Le référé « secret des affaires » est entré en vigueur le 1er janvier 2020. Il est prévu aux articles L.77-13-1, R. 77-13-2 et R. 557-3 du code de justice administrative.
Il peut être actionné « aux fins de prévenir une atteinte imminente ou faire cesser une atteinte illicite à un secret des affaires », soit en dehors de toutes procédures contentieuses, soit en complément à toutes autres procédures. Le juge du « référé-secret des affaires » dispose d'un éventail large de pouvoirs puisqu'il peut « prescrire toute mesure provisoire et conservatoire proportionnée, y compris sous astreinte ». Par exemple, le juge peut interdire la réalisation ou la poursuite des actes d'utilisation ou de divulgation d'un secret des affaires ou contraindre le défendeur à constituer une garantie pour indemniser le préjudice subi qui sera éventuellement subi par le demandeur.

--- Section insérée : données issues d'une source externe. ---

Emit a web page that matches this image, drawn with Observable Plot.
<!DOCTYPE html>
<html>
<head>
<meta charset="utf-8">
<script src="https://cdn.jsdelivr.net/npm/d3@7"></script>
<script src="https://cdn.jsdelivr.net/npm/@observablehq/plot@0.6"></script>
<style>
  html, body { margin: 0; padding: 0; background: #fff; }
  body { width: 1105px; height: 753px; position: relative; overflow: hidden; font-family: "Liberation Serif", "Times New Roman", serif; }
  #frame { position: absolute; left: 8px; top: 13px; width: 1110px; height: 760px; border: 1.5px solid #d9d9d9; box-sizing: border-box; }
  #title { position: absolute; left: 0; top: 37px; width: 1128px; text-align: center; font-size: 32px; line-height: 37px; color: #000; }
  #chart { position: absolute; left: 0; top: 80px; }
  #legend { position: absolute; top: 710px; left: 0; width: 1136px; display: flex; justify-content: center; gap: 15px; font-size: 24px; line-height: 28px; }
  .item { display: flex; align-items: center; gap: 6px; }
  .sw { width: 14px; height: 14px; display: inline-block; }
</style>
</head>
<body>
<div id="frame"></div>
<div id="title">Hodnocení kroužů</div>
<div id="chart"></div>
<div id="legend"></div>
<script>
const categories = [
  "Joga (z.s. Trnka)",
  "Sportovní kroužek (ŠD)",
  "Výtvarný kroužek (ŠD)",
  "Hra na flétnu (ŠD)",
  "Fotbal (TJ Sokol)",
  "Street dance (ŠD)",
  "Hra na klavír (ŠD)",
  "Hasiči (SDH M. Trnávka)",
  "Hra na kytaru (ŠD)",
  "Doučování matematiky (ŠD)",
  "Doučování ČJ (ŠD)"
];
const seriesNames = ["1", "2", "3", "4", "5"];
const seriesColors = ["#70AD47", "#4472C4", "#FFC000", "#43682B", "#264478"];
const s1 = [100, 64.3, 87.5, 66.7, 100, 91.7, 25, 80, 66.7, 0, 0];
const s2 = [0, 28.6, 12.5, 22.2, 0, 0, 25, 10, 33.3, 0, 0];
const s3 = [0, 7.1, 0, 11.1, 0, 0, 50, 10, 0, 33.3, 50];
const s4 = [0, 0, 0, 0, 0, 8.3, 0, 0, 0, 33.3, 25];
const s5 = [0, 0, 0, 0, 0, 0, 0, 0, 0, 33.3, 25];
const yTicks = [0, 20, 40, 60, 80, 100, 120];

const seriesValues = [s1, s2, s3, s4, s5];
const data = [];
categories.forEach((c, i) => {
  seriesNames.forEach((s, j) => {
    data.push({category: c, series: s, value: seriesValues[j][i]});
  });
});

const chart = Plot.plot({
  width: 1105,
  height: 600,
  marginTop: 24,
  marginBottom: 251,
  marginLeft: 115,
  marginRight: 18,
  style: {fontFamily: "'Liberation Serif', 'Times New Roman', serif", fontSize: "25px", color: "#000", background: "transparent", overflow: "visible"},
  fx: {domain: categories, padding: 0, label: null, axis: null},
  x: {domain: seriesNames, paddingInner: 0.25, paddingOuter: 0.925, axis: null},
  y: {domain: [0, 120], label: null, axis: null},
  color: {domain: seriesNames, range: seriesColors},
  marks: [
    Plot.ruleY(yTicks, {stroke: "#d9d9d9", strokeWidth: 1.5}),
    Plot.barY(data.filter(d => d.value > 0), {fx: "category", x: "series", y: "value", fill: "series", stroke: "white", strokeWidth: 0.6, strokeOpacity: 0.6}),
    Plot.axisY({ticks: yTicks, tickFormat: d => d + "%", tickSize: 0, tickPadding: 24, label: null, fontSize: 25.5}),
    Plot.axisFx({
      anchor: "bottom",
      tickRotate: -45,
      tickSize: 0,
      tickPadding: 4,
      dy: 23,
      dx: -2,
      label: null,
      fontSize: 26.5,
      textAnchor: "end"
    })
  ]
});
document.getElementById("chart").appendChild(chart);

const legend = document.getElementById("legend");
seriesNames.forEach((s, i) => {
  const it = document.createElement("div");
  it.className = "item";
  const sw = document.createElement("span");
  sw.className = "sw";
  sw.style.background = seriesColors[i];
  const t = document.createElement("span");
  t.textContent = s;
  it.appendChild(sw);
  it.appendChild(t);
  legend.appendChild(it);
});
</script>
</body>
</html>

Cette procédure pourrait trouver application à différents stades de la passation d'un marché public : par exemple s'agissant de la communication du rapport d'analyse des offres, à l'occasion d'une procédure de référé précontractuel ou de la communication des motifs de rejet d'une offre.

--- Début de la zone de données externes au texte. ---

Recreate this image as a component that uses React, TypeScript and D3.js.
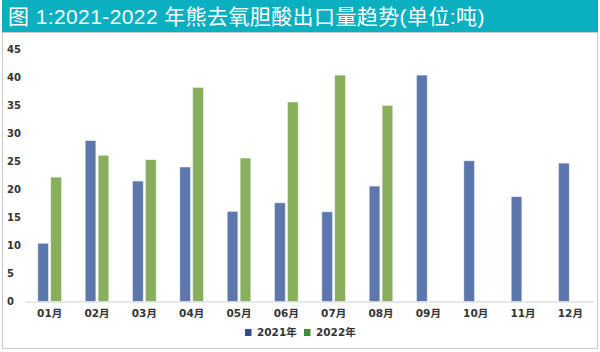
import React from "react";
import * as d3 from "d3";

const months = ["01月", "02月", "03月", "04月", "05月", "06月", "07月", "08月", "09月", "10月", "11月", "12月"];
const series = ["2021年", "2022年"];
const values2021 = [10.4, 28.7, 21.5, 24.0, 16.1, 17.6, 16.0, 20.6, 40.4, 25.1, 18.7, 24.7];
const values2022: (number | null)[] = [22.2, 26.1, 25.3, 38.2, 25.6, 35.6, 40.4, 35.0, null, null, null, null];
const yTicks = [0, 5, 10, 15, 20, 25, 30, 35, 40, 45];
const title = "图 1:2021-2022 年熊去氧胆酸出口量趋势(单位:吨)";

const barColors = ["#5b77ab", "#8aaf5c"];
const legendColors = ["#2f4d8c", "#3b8d3b"];

export default function App() {
  const W = 600;
  const H = 352;
  const x0 = d3.scaleBand<string>().domain(months).range([26, 594]).paddingInner(0.5).paddingOuter(0.25);
  const x1 = d3.scaleBand<string>().domain(series).range([0, x0.bandwidth()]).paddingInner(0.17);
  const y = d3.scaleLinear().domain([0, 45]).range([301.5, 49.3]);
  const data = [values2021, values2022];
  const font = "'DejaVu Sans', 'Noto Sans CJK SC', sans-serif";
  return (
    <svg width={W} height={H} style={{ position: "absolute", left: 0, top: 0 }}>
      <rect x={0} y={0} width={W} height={H} fill="#fff" />
      <rect x={2} y={0} width={596} height={32} fill="#0aafc0" />
      <text x={8} y={24} fill="#fff" fontSize={21} letterSpacing={0.4} fontFamily="'Liberation Sans', 'Noto Sans CJK SC', sans-serif">
        {title}
      </text>
      <rect x={2.5} y={32.5} width={595} height={316} fill="none" stroke="#c9c9c9" />
      {yTicks.map((t) => (
        <text key={t} x={7} y={y(t)} dy="0.35em" fontSize={10} fontWeight="bold" fill="#333" fontFamily={font}>
          {t}
        </text>
      ))}
      <line x1={26} x2={594} y1={y(0) + 0.5} y2={y(0) + 0.5} stroke="#d0d0d0" />
      {months.map((m, i) => (
        <g key={m} transform={`translate(${x0(m)},0)`}>
          {series.map((s, si) => {
            const v = data[si][i];
            if (v == null) return null;
            return (
              <rect
                key={s}
                x={x1(s)}
                y={y(v)}
                width={x1.bandwidth()}
                height={y(0) - y(v)}
                fill={barColors[si]}
                stroke="#eef2f6"
                strokeWidth={0.6}
              />
            );
          })}
          <text
            x={x0.bandwidth() / 2}
            y={313}
            dy="0.35em"
            textAnchor="middle"
            fontSize={10.5}
            fontWeight="bold"
            fill="#333"
            fontFamily={font}
          >
            {m}
          </text>
        </g>
      ))}
      {series.map((s, si) => {
        const lx = 245 + si * 59;
        return (
          <g key={s}>
            <rect x={lx} y={329} width={6.5} height={7} fill={legendColors[si]} />
            <text x={lx + 12} y={332.5} dy="0.35em" fontSize={10.5} fontWeight="bold" fill="#333" fontFamily={font}>
              {s}
            </text>
          </g>
        );
      })}
    </svg>
  );
}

En l'espèce, ce référé-secret des affaires a trouvé application à un stade préalable à l'analyse des offres.
Un établissement public de santé a fait appel à un assistant à maîtrise d'ouvrage (AMO), en vue de la passation d'un marché public d'assurances. Cet AMO avait notamment pour mission celle d'analyser les offres.
Or, le dirigeant de la société d'AMO avait antérieurement créé un cabinet de courtage, avec lequel il a vraisemblablement conservé de forts liens. Un concurrent très régulier de ce cabinet de courtage a également candidaté à l'attribution du marché. Ce dernier a introduit un référé-secret des affaires, craignant que des éléments composant son offre soit transmis au cabinet de courtage ayant des liens avec l'AMO.
Le tribunal administratif de Guadeloupe a donné raison au requérant. Il a ainsi enjoint au CHU d'interdire à l'AMO, par tous moyens, l'accès aux candidatures et aux offres déposées par les soumissionnaires et a suspendu l'analyse des offres, eu égard au risque d'atteinte au secret des affaires résultant de l'intensité des liens existant entre l'AMOA et l'un des candidats.
Toutefois, le Conseil d'Etat a annulé cette ordonnance et a rejeté les demandes du requérant, estimant que la clause de confidentialité à laquelle était tenue l'AMO suffisait à écarter un risque d'atteinte imminente au secret des affaires.
Surtout, le Conseil d'Etat a ajouté qu'une violation éventuelle du secret commercial ou un potentiel manquement au devoir d'impartialité doit faire l'objet d'un référé précontractuel.
Ainsi, le Conseil d'Etat limite l'usage du référé-secret des affaires, qui ne doit pas servir à contrôler a priori les manquements éventuels aux obligations de publicité et de mise en concurrence, sanctionnés par la voie du référé précontractuel.